Der Bauernhof, auf dem Gustav Wulff-Õis seine letzten Lebensjahre verbrachte, ist heute als Filiale des Estnischen Literaturmuseums ein Heimatmuseum mit einer ständigen Ausstellung zum Leben des Dichters.[4]
Õrn ööbik
Das vierstrophige Gedicht wurde unter dem Titel Ööpikule (heutige Orthographie Ööbikule, 'An die Nachtigall') erstmals 1883 in der Musikbeilage des Postimees veröffentlicht[5] und ist später unter den beiden ersten Wörtern, Õrn ööbik ('Nachtigall zart'), mit denen eine Nachtigall angesprochen wird, bekannt geworden.[6] In der ersten Strophe wird der Vogel gefragt, wo er sein Lied singen möchte, auf dem Gutshof oder im Wald. Die folgenden drei Strophen sind die Antwort der Nachtigall, die in der zweiten Strophe erklärt, dass sie nicht auf dem Gutshof singen will, weil dessen Grund mit dem Blut der Eltern gedüngt sei. Stattdessen wolle sie vor dem Fenster des Bauernhauses singen. In der dritten Strophe verspricht der Vogel, in der Sommernacht mit seinem Lied die schwere Tagesarbeit vergessen zu lassen. In der vierten und letzten Strophe ist von der Morgendämmerung die Rede, in der die dunkle Nacht verschwindet, das Sklavenjoch fällt und Freiheit für Estland möglich wird.
Literatur zum Autor
- Rudolf Põldmäe: Sada aastat „Õrna ööbiku“ autori sünnist, in: Keel ja Kirjandus 1/1965, S. 39–44.
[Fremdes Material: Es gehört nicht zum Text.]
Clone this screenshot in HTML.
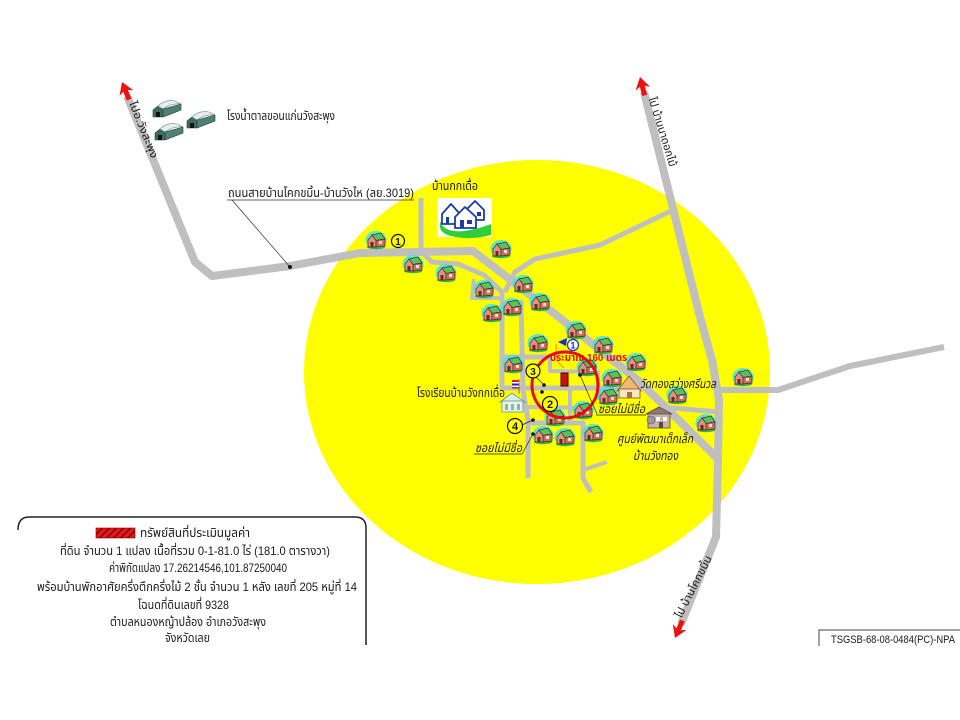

- Rudolf Põldmäe: Gustav Wulff-Õis. 'Õrna ööbiku autor'. Tartu: Eesti NSV Teaduste Akadeemia, Fr.R.Kreutzwaldi nim. Kirjandusmuuseum 1965. 18 S.
- Johannes Kaup: „Õrn ööbiku“ kaks loojat, in: Tulimuld 3/1989, S. 138–141; 4/1989, S. 212–216; 1/1990, S. 41–44; 3/1990, S. 158–159.
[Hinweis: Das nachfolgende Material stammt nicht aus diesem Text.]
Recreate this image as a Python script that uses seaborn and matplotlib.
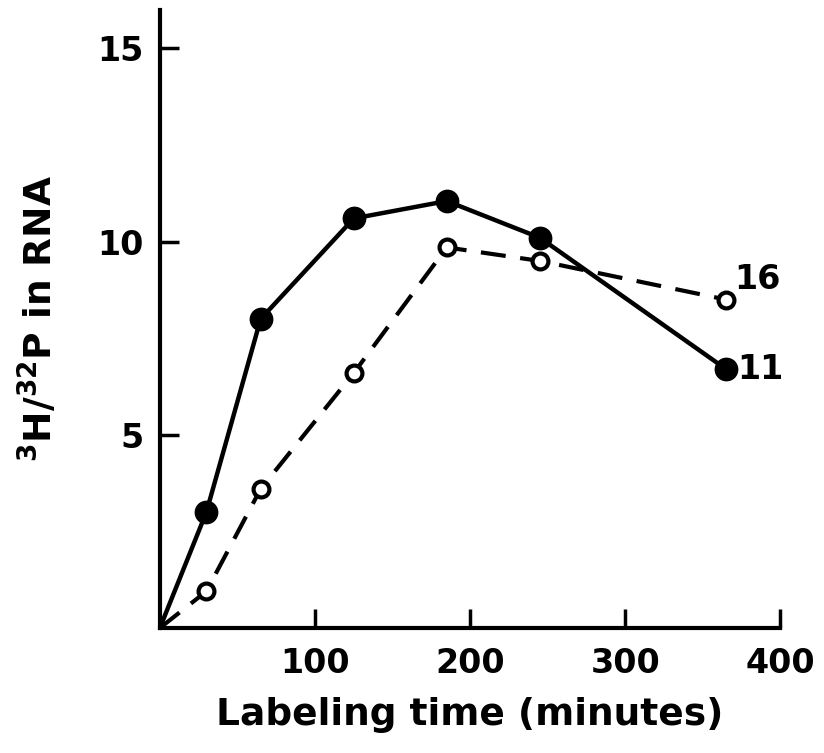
import matplotlib
matplotlib.use("Agg")
import matplotlib.pyplot as plt
import seaborn as sns
import pandas as pd

time_min = [0, 30, 65, 125, 185, 245, 365]
ratio_11 = [0, 3.0, 8.0, 10.6, 11.05, 10.1, 6.7]
ratio_16 = [0, 0.95, 3.6, 6.6, 9.85, 9.5, 8.5]
x_ticks = [100, 200, 300, 400]
y_ticks = [5, 10, 15]

sns.set_theme(style="ticks")
plt.rcParams['font.family'] = ['DejaVu Sans']
plt.rcParams['text.color'] = 'black'
plt.rcParams['axes.labelcolor'] = 'black'
plt.rcParams['xtick.color'] = 'black'
plt.rcParams['ytick.color'] = 'black'
plt.rcParams['xtick.direction'] = 'in'
plt.rcParams['ytick.direction'] = 'in'

fig = plt.figure(figsize=(8.24, 7.53), dpi=100)
ax = fig.add_axes([0.194, 0.166, 0.753, 0.821])

df11 = pd.DataFrame({"t": time_min, "r": ratio_11})
df16 = pd.DataFrame({"t": time_min, "r": ratio_16})

sns.lineplot(data=df11, x="t", y="r", ax=ax, color="black", lw=3.2, sort=False)
sns.lineplot(data=df16, x="t", y="r", ax=ax, color="black", lw=3.0, sort=False,
             dashes=False)
ax.lines[-1].set_dashes([6, 3.5])

sns.scatterplot(data=df11.iloc[1:], x="t", y="r", ax=ax, color="black", s=260,
                edgecolor="black", linewidth=1, zorder=5)
ax.scatter(df16["t"][1:], df16["r"][1:], s=130, facecolor="white",
           edgecolor="black", linewidth=3, zorder=5)

ax.text(370, 8.6, "16", fontsize=24, fontweight="bold", va="bottom", ha="left")
ax.text(372, 6.7, "11", fontsize=24, fontweight="bold", va="center", ha="left")

ax.set_xlim(0, 400)
ax.set_ylim(0, 16)
ax.set_xticks(x_ticks)
ax.set_yticks(y_ticks)
ax.xaxis.set_tick_params(direction="in", length=14, width=2.5, labelsize=24, pad=14)
ax.yaxis.set_tick_params(direction="in", length=14, width=2.5, labelsize=24, pad=12)
for lab in ax.get_xticklabels() + ax.get_yticklabels():
    lab.set_fontweight("bold")

for side in ["top", "right"]:
    ax.spines[side].set_visible(False)
for side in ["left", "bottom"]:
    ax.spines[side].set_linewidth(3)
    ax.spines[side].set_color("black")

ax.set_xlabel("Labeling time (minutes)", fontsize=27, fontweight="bold", labelpad=12)
ax.set_ylabel(r"$\mathbf{^{3}H/^{32}P}$ in RNA", fontsize=27, fontweight="bold", labelpad=26)

fig.savefig("out.png", dpi=100)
- Oskar Kruus: Veel mõni lause Gustav Wulffist, in: Tulimuld 4/1991, S. 214–216. (enthält einige Korrekturen zum vorangegangenen Artikel von Kaup in derselben Zeitschrift.)
Einzelnachweise
- Eesti kirjanike leksikon. Koostanud Oskar Kruus ja Heino Puhvel. Tallinn: Eesti Raamat 2000, S. 684.
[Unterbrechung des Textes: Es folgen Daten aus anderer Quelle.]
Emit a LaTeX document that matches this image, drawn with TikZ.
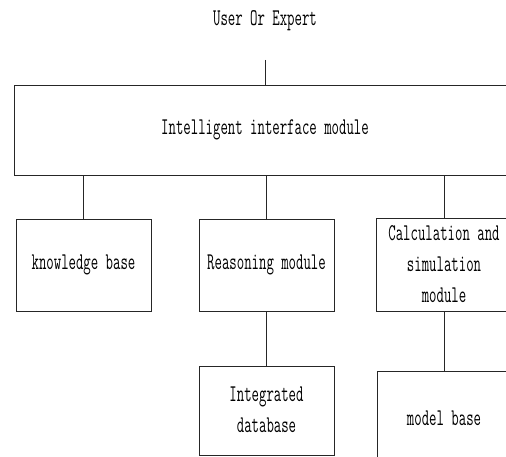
\documentclass[tikz,border=0pt]{standalone}
\usepackage{fontspec}
\usepackage{graphicx}

% narrow, tall typewriter lettering used for every label
\newcommand{\sqz}[1]{\scalebox{0.6}[1]{\fontsize{24}{31}\selectfont\ttfamily #1}}
\newcommand{\sqzlines}[1]{\sqz{\begin{tabular}{@{}c@{}}#1\end{tabular}}}

\tikzset{
  module/.style={draw=black!85, line width=0.8pt, rectangle, inner sep=0pt, fill=white},
  link/.style={draw=black!85, line width=0.8pt},
  label/.style={inner sep=0pt}
}

\begin{document}
\begin{tikzpicture}[x=1pt, y=-1pt]
  \useasboundingbox (0,0) rectangle (506,457);
  \clip (0,0) rectangle (506,457);

  % top label and its lead-in line
  \node[label] (user) at (265,21) {\sqz{User Or Expert}};
  \coordinate (ulead) at (265,60);

  % interface layer
  \node[module, minimum width=502pt, minimum height=90pt] (iface) at (265,130)
    {\sqz{Intelligent interface module}};

  % second row of modules
  \node[module, minimum width=135pt, minimum height=92pt] (kb) at (83.5,265)
    {\sqz{knowledge base}};
  \node[module, minimum width=135pt, minimum height=92pt] (reason) at (266.5,265)
    {\sqz{Reasoning module}};
  \node[module, minimum width=136pt, minimum height=90pt] (calc) at (444,265)
    {\sqzlines{Calculation and\\simulation\\module}};

  % third row
  \node[module, minimum width=135pt, minimum height=89pt] (idb) at (266.5,410.5)
    {\sqzlines{Integrated\\database}};
  \node[module, minimum width=134pt, minimum height=94pt] (model) at (444,418)
    {\sqz{model base}};

  % connectors
  \draw[link] (ulead) -- (iface.north);
  \draw[link] (kb.north |- iface.south) -- (kb.north);
  \draw[link] (reason.north |- iface.south) -- (reason.north);
  \draw[link] (calc.north |- iface.south) -- (calc.north);
  \draw[link] (reason.south) -- (idb.north);
  \draw[link] (calc.south) -- (model.north);
\end{tikzpicture}
\end{document}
- Johannes Kaup: „Õrn ööbik“, in: Tulimuld 1/1990, S. 41.
- Oskar Kruus: Veel mõni lause Gustav Wulffist, in: Tulimuld 4/1991, S. 215–216
- (Estnisch) Homepage des Gustav Wulff-Õis-Museums.
- (estnisch) Erstveröffentlichung.
- Vollständiger Text in: Sõnarine. Eesti luule antoloogia. 1. köide. Tallinn: Eesti Raamat 1989, S. 217.